In the Kamloops region, aerial photographs have been taken and interpreted. Now ministry staff are on the ground, colouring in the dots on the landscape. The first detailed maps will be done early in the year, the ministry said.
Thomson said the province will also introduce legislation to give companies more rights to Crown forest, so they can space, fertilize and otherwise manage the land — treating it as a tree farm. They will be able to replace area-based licences that provide fewer rights and less incentive to invest.
“It is to be done carefully and slowly — not a wholesale shift,” said MLA John Rustad, who chaired the legislative committee that toured the province seeking ways to combat forecasted job losses.
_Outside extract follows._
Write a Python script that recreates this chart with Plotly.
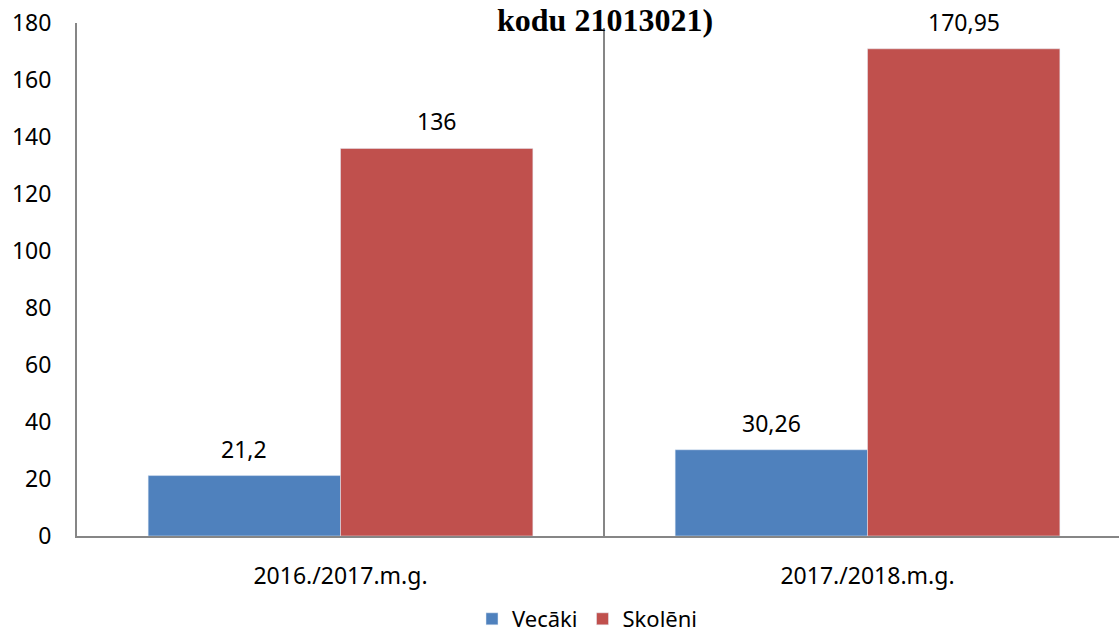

“It’s something industry is looking for. When they know they have area tenure they’ll invest in silviculture, reforestation and fertilization… . They’ll get direct reward of these investments.”
The province will also introduce forest licences to allow companies to get access to low-grade timber that can be used for bioenergy.
Chris Ortner, a consulting forester in Kamloops, commended the B.C. Liberal government for what he called “common-sense” proposals.
“They (legislative committee) heard time and time again we need to get more (fibre) and we need to waste less. Government is in a populist mode. They want to show people they’re listening.”
Ortner said government and business are still trying to find ways to economically use low-grade timber. Bioenergy is the most promising but it is often too expensive to get material to plants where it can be burned to create energy.
He also applauded the move to area-based tenure — already practiced in West Fraser’s tree farm licence in the North Thompson — but warned it comes with stronger corporate rights on public lands.
Companies may seek to limit public access where they are spending private money, he added.
In a statement, New Democrat critic Norm McDonald called the measures “vague promises without anything behind them,” noting there is no new money identified.
“The promise to increase tree planting sounds good, but the commitment is on behalf of forest companies, when it’s the government itself that has under-planted by hundreds of millions of seedlings.”